AIM OF THE EXERCISE. Retype the run of lines that opens with the line containing "Give me the matplotlib source for this chart." and closes with the line containing "fig.text(0.595, 0.888, 'PPCT", exactly and inclusively, but skip the pictures.

DATA SHOWN.

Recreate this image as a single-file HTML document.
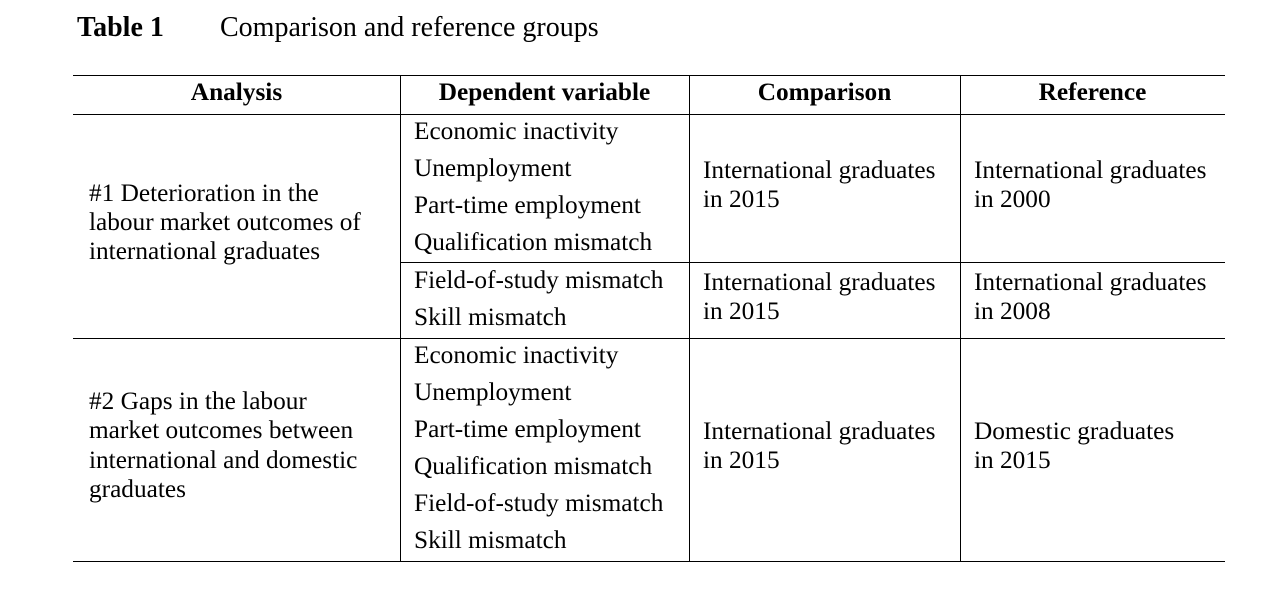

...

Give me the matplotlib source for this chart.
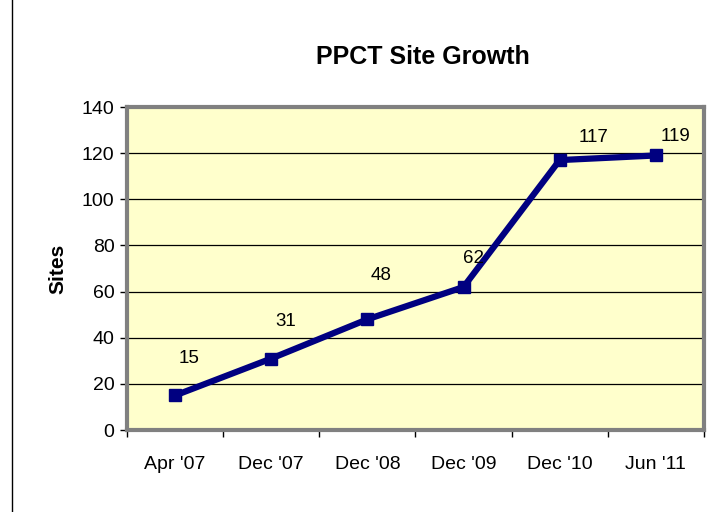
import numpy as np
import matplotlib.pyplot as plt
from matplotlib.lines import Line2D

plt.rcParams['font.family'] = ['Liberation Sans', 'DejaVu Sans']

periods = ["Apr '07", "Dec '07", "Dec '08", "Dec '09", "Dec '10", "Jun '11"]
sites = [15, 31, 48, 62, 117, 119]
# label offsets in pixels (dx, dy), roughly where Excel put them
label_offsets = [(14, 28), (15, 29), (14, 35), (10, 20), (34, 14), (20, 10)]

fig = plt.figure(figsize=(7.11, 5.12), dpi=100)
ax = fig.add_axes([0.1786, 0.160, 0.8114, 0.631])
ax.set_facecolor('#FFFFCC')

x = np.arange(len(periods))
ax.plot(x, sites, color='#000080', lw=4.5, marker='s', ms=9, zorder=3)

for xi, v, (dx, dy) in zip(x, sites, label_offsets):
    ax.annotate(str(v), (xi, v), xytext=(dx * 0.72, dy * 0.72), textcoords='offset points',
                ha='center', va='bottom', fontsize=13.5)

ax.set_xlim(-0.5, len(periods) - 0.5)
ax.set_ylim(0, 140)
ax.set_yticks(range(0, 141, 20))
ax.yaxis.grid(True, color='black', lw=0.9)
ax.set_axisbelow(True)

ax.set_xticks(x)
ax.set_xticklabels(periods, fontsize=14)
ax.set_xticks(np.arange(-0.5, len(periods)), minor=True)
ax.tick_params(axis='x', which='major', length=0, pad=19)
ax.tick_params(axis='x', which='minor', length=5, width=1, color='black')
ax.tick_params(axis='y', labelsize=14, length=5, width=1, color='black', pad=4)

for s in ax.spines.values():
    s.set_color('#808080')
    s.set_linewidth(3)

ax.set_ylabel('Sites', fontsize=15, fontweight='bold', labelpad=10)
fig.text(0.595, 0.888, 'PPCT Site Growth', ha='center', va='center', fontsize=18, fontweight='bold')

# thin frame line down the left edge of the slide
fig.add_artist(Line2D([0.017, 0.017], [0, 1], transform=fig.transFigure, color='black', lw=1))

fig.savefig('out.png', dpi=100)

OUTPUT FOR THIS EXERCISE.
Give me the matplotlib source for this chart.
import numpy as np
import matplotlib.pyplot as plt
from matplotlib.lines import Line2D

plt.rcParams['font.family'] = ['Liberation Sans', 'DejaVu Sans']

periods = ["Apr '07", "Dec '07", "Dec '08", "Dec '09", "Dec '10", "Jun '11"]
sites = [15, 31, 48, 62, 117, 119]
# label offsets in pixels (dx, dy), roughly where Excel put them
label_offsets = [(14, 28), (15, 29), (14, 35), (10, 20), (34, 14), (20, 10)]

fig = plt.figure(figsize=(7.11, 5.12), dpi=100)
ax = fig.add_axes([0.1786, 0.160, 0.8114, 0.631])
ax.set_facecolor('#FFFFCC')

x = np.arange(len(periods))
ax.plot(x, sites, color='#000080', lw=4.5, marker='s', ms=9, zorder=3)

for xi, v, (dx, dy) in zip(x, sites, label_offsets):
    ax.annotate(str(v), (xi, v), xytext=(dx * 0.72, dy * 0.72), textcoords='offset points',
                ha='center', va='bottom', fontsize=13.5)

ax.set_xlim(-0.5, len(periods) - 0.5)
ax.set_ylim(0, 140)
ax.set_yticks(range(0, 141, 20))
ax.yaxis.grid(True, color='black', lw=0.9)
ax.set_axisbelow(True)

ax.set_xticks(x)
ax.set_xticklabels(periods, fontsize=14)
ax.set_xticks(np.arange(-0.5, len(periods)), minor=True)
ax.tick_params(axis='x', which='major', length=0, pad=19)
ax.tick_params(axis='x', which='minor', length=5, width=1, color='black')
ax.tick_params(axis='y', labelsize=14, length=5, width=1, color='black', pad=4)

for s in ax.spines.values():
    s.set_color('#808080')
    s.set_linewidth(3)

ax.set_ylabel('Sites', fontsize=15, fontweight='bold', labelpad=10)
fig.text(0.595, 0.888, 'PPCT Site Growth', ha='center', va='center', fontsize=18, fontweight='bold')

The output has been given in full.